Petru Antone Tomasi, membre de l'exécutif de Corsica Libera
Petru Antone Tomasi, membre de l'exécutif de Corsica Libera
- La rupture avec le PNC-Avanzemu est consommée à l’Assemblée de Corse. Le PNC parle d’une « clarification » et de divergences. Qu’est-ce qui a amené la rupture ? Comment réagissez-vous ? 
- Il n'y a pas de faits nouveaux. Je ne parlerai pas de rupture puisque les choses étaient claires dès l'origine : nous figurions sur des listes différentes aux élections territoriales de 2021. Nous venons d'un parcours politique et militant qui est différent. Et donc, dès l'origine, il était convenu que Corsica Libera, dans le cadre de l'Assemblée de Corse, ait une liberté d'action et de parole qui aurait pu prendre la forme d'un groupe, si le résultat aux élections territoriales avait été plus favorable, et qui a pris la forme de cet apparentement de Josepha Giacometti au groupe Avanzemu. Aujourd'hui, il y a effectivement des discussions sereines en cours avec le PNC, c'est la raison pour laquelle je ne parlerai pas de rupture, mais de clarification. Je laisse le soin à Josepha Giacometti de l'annoncer à l'occasion de la prochaine session de l'Assemblée de Corse. L'idée, c'est que Corsica Libera et Avanzemu retrouvent une liberté d'action, une indépendance d'action et de parole qui soit plus évidente encore.

- Le risque, c'est que Josepha Giacometti se trouve un peu isolée. Sa voix, la seule de Corsica Libera, sera-t-elle entendue ? 
- C'était déjà le cas auparavant puisque, tout en ayant des relations de travail avec le groupe AvanzemuJosepha Giacometti a eu l'occasion de faire valoir des points de vue différents, à la fois par rapport à ce qui se passe à Paris que sur les dossiers qui ont été examinés à l'Assemblée de Corse. Je pense notamment au dossier de la compagnie maritime où nous avons pris des positions très critiques sur l'abandon de la compagnie régionale, et où le groupe Avanzemu avait une position un peu différente. Je ne crois pas que Josepha Giiacometti soit isolée dans la mesure  elle représente un courant politique organisé qui a fait la démonstration, y compris ces dernières semaines, qu'il avait encore une représentativité au sein de la vie politique corse. C'est, donc, dans ce sens qu'elle va continuer à participer, à la fois, aux travaux de l'assemblée et aux discussions avec Paris dans le cadre du processus en cours.

-  Core in Fronte a rencontré le PNC et dit vouloir discuter avec tout le mouvement national. Vous avez plusieurs fois affirmé que votre antagonisme était irréconciliable. Est-ce toujours le cas ?
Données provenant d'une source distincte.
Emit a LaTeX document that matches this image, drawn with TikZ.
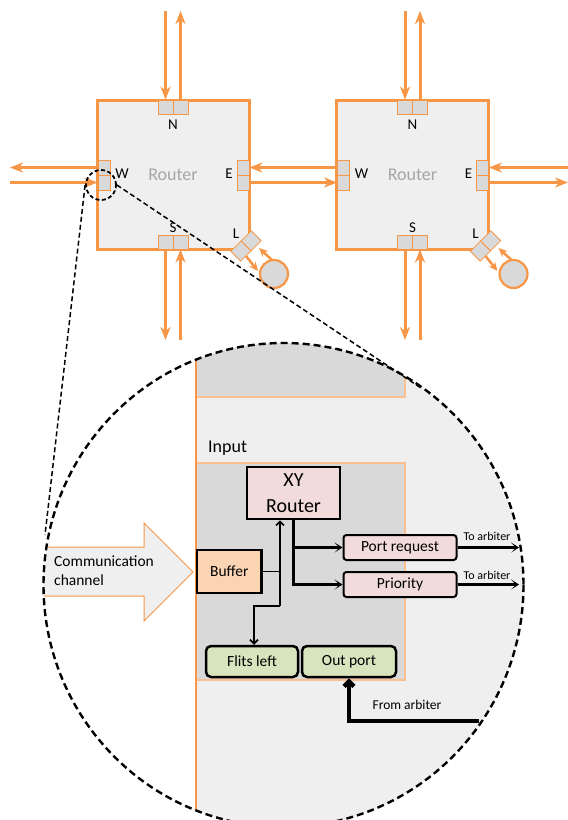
\documentclass[tikz,border=0pt]{standalone}
\usepackage{fontspec}
\setmainfont{Carlito}
\usetikzlibrary{arrows.meta,calc}
\definecolor{org}{HTML}{F79646}
\definecolor{lorg}{HTML}{FAC090}
\definecolor{rfill}{HTML}{EFEFEF}
\definecolor{pgray}{HTML}{D9D9D9}
\definecolor{pinkf}{HTML}{F2DCDB}
\definecolor{peach}{HTML}{FBD4B4}
\definecolor{lgreen}{HTML}{D7E4BD}
\definecolor{rtext}{HTML}{A6A6A6}
\newcommand\myfs[2]{\fontsize{#1}{#2}\selectfont}
\begin{document}
\begin{tikzpicture}[x=1pt,y=-1pt,
  oline/.style={draw=org, line width=3pt},
  otip/.style={-{Stealth[length=13pt,width=10pt,inset=4pt]}},
  stip/.style={-{Stealth[length=9pt,width=8pt,inset=3pt]}},
  port/.style={draw=org, line width=0.8pt, fill=pgray, inner sep=0pt},
  router/.style={draw=org, line width=3pt, fill=rfill, text=rtext, inner sep=0pt,
     minimum width=152pt, minimum height=149pt, font=\myfs{18}{21}},
  plabel/.style={font=\myfs{15}{18}, inner sep=0pt},
  btip/.style={-{Stealth[length=8pt,width=10pt,inset=5pt]}},
  ttip/.style={-{Straight Barb[length=4pt,width=8pt]}},
  blk/.style={draw=black, inner sep=0pt, font=\myfs{15.5}{19}},
  lensdash/.style={dash pattern=on 7pt off 4pt, line width=2.4pt},
  tandash/.style={dash pattern=on 5pt off 3pt, line width=1.5pt},
]
\useasboundingbox (0,0) rectangle (568,820);

% ---------- the two routers ----------
\foreach \i/\c in {1/173,2/412.5} {
  \node[router] (r\i) at (\c,174.5) {Router};
  \node[port, minimum width=15pt, minimum height=14pt] (na\i) at (\c-7.5,107) {};
  \node[port, minimum width=15pt, minimum height=14pt] (nb\i) at (\c+7.5,107) {};
  \node[port, minimum width=15pt, minimum height=14pt] (sa\i) at (\c-7.5,242) {};
  \node[port, minimum width=15pt, minimum height=14pt] (sb\i) at (\c+7.5,242) {};
  \node[port, minimum width=12pt, minimum height=15pt] (wa\i) at (\c-69,167.5) {};
  \node[port, minimum width=12pt, minimum height=15pt] (wb\i) at (\c-69,182.5) {};
  \node[port, minimum width=12pt, minimum height=15pt] (ea\i) at (\c+70,167.5) {};
  \node[port, minimum width=12pt, minimum height=15pt] (eb\i) at (\c+70,182.5) {};
  \node[port, rotate=45, minimum width=14.5pt, minimum height=14pt] (la\i) at (\c+78.1,240.9) {};
  \node[port, rotate=45, minimum width=14.5pt, minimum height=14pt] (lb\i) at (\c+67.9,251.1) {};
  \node[circle, draw=org, line width=2.2pt, fill=pgray, minimum size=28pt, inner sep=0pt] (pe\i) at (\c+101,274) {};
  \node[plabel] (nl\i) at (\c,125) {N};
  \node[plabel] (sl\i) at (\c,228) {S};
  \node[plabel] (wl\i) at (\c-51,174) {W};
  \node[plabel] (el\i) at (\c+56,174) {E};
  \node[plabel] (ll\i) at (\c+63,234) {L};
  % north / south links
  \coordinate (nt\i) at (\c-7.5,11);
  \coordinate (nu\i) at (\c+7.5,11);
  \coordinate (sd\i) at (\c-7.5,340);
  \coordinate (su\i) at (\c+7.5,340);
  \draw[oline,otip] (nt\i) -- (na\i.north);
  \draw[oline,otip] (nb\i.north) -- (nu\i);
  \draw[oline,otip] (sa\i.south) -- (sd\i);
  \draw[oline,otip] (su\i) -- (sb\i.south);
  % local links
  \coordinate (lo\i) at (\c+73,256);
  \coordinate (lt\i) at (\c+85,271);
  \coordinate (ls\i) at (\c+99,260);
  \coordinate (le\i) at (\c+86,248);
  \draw[oline,line width=2.5pt,stip] (lo\i) -- (lt\i);
  \draw[oline,line width=2.5pt,stip] (ls\i) -- (le\i);
}
% west / east links
\coordinate (wfar) at (10,167.5);
\coordinate (wfar2) at (10,182.5);
\coordinate (efar) at (568,167.5);
\coordinate (efar2) at (568,182.5);
\draw[oline,otip] (wa1.west) -- (wfar);
\draw[oline,otip] (wfar2) -- (wb1.west);
\draw[oline,otip] (wa2.west) -- (ea1.east);
\draw[oline,otip] (eb1.east) -- (wb2.west);
\draw[oline,otip] (efar) -- (ea2.east);
\draw[oline,otip] (eb2.east) -- (efar2);

% ---------- magnified view ----------
\begin{scope}
  \clip (283.5,585) ellipse [x radius=240, y radius=242];
  \fill[rfill] (196,300) rectangle (600,900);
  \fill[pgray] (196,300) rectangle (405,397);
  \draw[lorg, line width=1.2pt] (405,300) -- (405,397) -- (196,397);
  \fill[pgray] (196,463) rectangle (405,680);
  \draw[lorg, line width=1.2pt] (196,463) -- (405,463) -- (405,680) -- (196,680);
  \draw[org, line width=2pt] (196,300) -- (196,900);
  \draw[draw=org, line width=1pt, fill=rfill]
     (0,547) -- (144,547) -- (144,523) -- (193,572) -- (144,621) -- (144,596) -- (0,596) -- cycle;
\end{scope}

\node[anchor=west, align=left, inner sep=0pt, font=\myfs{15.5}{19}] (cc) at (54,571) {Communication\\channel};
\node[anchor=base west, inner sep=0pt, font=\myfs{18}{21}] (inp) at (208,452) {Input};

\node[blk, fill=pinkf, line width=2.5pt, minimum width=93pt, minimum height=52pt,
      align=center, font=\myfs{20}{26}] (xy) at (293.5,493) {XY\\Router};
\node[blk, fill=peach, line width=2.5pt, minimum width=64.5pt, minimum height=43pt] (buf) at (229.25,571.5) {Buffer};
\node[blk, fill=pinkf, line width=2pt, rounded corners=3pt, minimum width=113pt, minimum height=25pt] (preq) at (400,547.5) {Port request};
\node[blk, fill=pinkf, line width=2pt, rounded corners=3pt, minimum width=113pt, minimum height=25pt] (prio) at (400,584.5) {Priority};
\node[blk, fill=lgreen, line width=2.5pt, rounded corners=5pt, minimum width=92pt, minimum height=31pt] (fl) at (252,661.5) {Flits left};
\node[blk, fill=lgreen, line width=2.5pt, rounded corners=5pt, minimum width=94pt, minimum height=31pt] (op) at (349,661.5) {Out port};

% connectors
\draw[line width=2.6pt, btip] (xy.south) |- (preq.west);
\draw[line width=2.6pt, btip] (xy.south) |- (prio.west);
\coordinate (j1) at (280,606);
\coordinate (j2) at (254,606);
\draw[line width=1.6pt] (buf.east) -- (buf.east -| j1);
\draw[line width=1.6pt, ttip] (j1) -- (j1 |- xy.south);
\draw[line width=1.6pt, ttip] (j1) -- (j2) -- (j2 |- fl.north);
\coordinate (a1) at (519,547.5);
\coordinate (a2) at (519,584.5);
\draw[line width=2.2pt, btip] (preq.east) -- (a1);
\draw[line width=2.2pt, btip] (prio.east) -- (a2);
\node[inner sep=0pt, font=\myfs{12}{14}] (ta1) at (487,536) {To arbiter};
\node[inner sep=0pt, font=\myfs{12}{14}] (ta2) at (487,575) {To arbiter};
\coordinate (fa) at (479,721);
\draw[line width=4.5pt, {Straight Barb[length=5pt,width=10pt]}-] (op.south) |- (fa);
\node[inner sep=0pt, font=\myfs{13.5}{16}] (fal) at (407,705) {From arbiter};

% ---------- zoom markers ----------
\node[circle, draw, dash pattern=on 4pt off 2.5pt, line width=1.8pt, minimum size=30pt, inner sep=0pt] (zc) at (101,185) {};
\coordinate (tl) at (45,535);
\coordinate (tr) at (421,388);
\draw[tandash] (zc.west) -- (tl);
\draw[tandash] (zc.east) -- (tr);
\draw[lensdash] (283.5,585) ellipse [x radius=240, y radius=242];
\end{tikzpicture}
\end{document}
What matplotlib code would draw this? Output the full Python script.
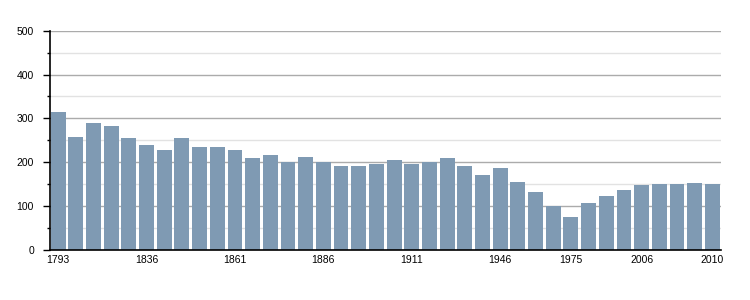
import matplotlib.pyplot as plt
from matplotlib.ticker import MultipleLocator

plt.rcParams["font.family"] = ["Liberation Sans", "DejaVu Sans"]

# annees de recensement et population
annees = [1793, 1800, 1806, 1821, 1831, 1836, 1841, 1846, 1851, 1856,
          1861, 1866, 1872, 1876, 1881, 1886, 1891, 1896, 1901, 1906,
          1911, 1921, 1926, 1931, 1936, 1946, 1954, 1962, 1968, 1975,
          1982, 1990, 1999, 2006, 2007, 2008, 2009, 2010]
population = [315, 258, 290, 283, 255, 239, 228, 255, 235, 235,
              228, 210, 217, 201, 212, 201, 191, 191, 196, 205,
              196, 201, 210, 191, 171, 187, 155, 132, 100, 75,
              107, 123, 137, 148, 150, 150, 153, 150]
annees_affichees = [1793, 1836, 1861, 1886, 1911, 1946, 1975, 2006, 2010]

x = list(range(len(annees)))

fig = plt.figure(figsize=(7.5, 3), dpi=100)
ax = fig.add_axes([50 / 750, 50 / 300, 670.5 / 750, 219.3 / 300])

ax.bar(x, population, width=0.84, color="#7f9ab3", zorder=3)

ax.set_ylim(0, 500)
ax.set_xlim(-0.46, len(annees) - 0.54)
ax.yaxis.set_major_locator(MultipleLocator(100))
ax.yaxis.set_minor_locator(MultipleLocator(50))
ax.grid(axis="y", which="major", color="#ababab", linewidth=1, zorder=1)
ax.grid(axis="y", which="minor", color="#e2e2e2", linewidth=1, zorder=1)

pos = [annees.index(a) for a in annees_affichees]
ax.set_xticks(pos)
ax.set_xticklabels([str(a) for a in annees_affichees])

ax.tick_params(axis="y", which="major", length=5, width=1, pad=6.5,
               labelsize=7.5, color="black")
ax.tick_params(axis="y", which="minor", length=2, width=1, color="black")
ax.tick_params(axis="x", length=0, pad=3.5, labelsize=7.5)

for s in ["top", "right"]:
    ax.spines[s].set_visible(False)
ax.spines["left"].set_linewidth(1.2)
ax.spines["bottom"].set_linewidth(1.2)
ax.spines["left"].set_zorder(4)
ax.spines["bottom"].set_zorder(4)

fig.savefig("out.png", dpi=100)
Nous n'avons pas de relations structurelles avec Core in Fronte. Il n'y a pas, à cette heure, de réunions bilatérales de prévue. Aujourd'hui, Corsica Libera se situe dans la logique de la préparation de son congrès pour, avec ses militants et avec un rassemblement large de tous ceux qui partagent notre point de vue, restructurer un courant qui est un courant historique du mouvement national. Nous participons, à l'Assemblée de Corseau débat avec l'ensemble des familles politiques et nous essayons de convaincre l'ensemble des familles politiques et des sensibilités du bien-fondé de nos propositions. Voilà, à l'heure actuelle, la façon dont nous abordons notre relation avec les autres composantes de l'Assemblée de Corse et singulièrement de la famille nationaliste.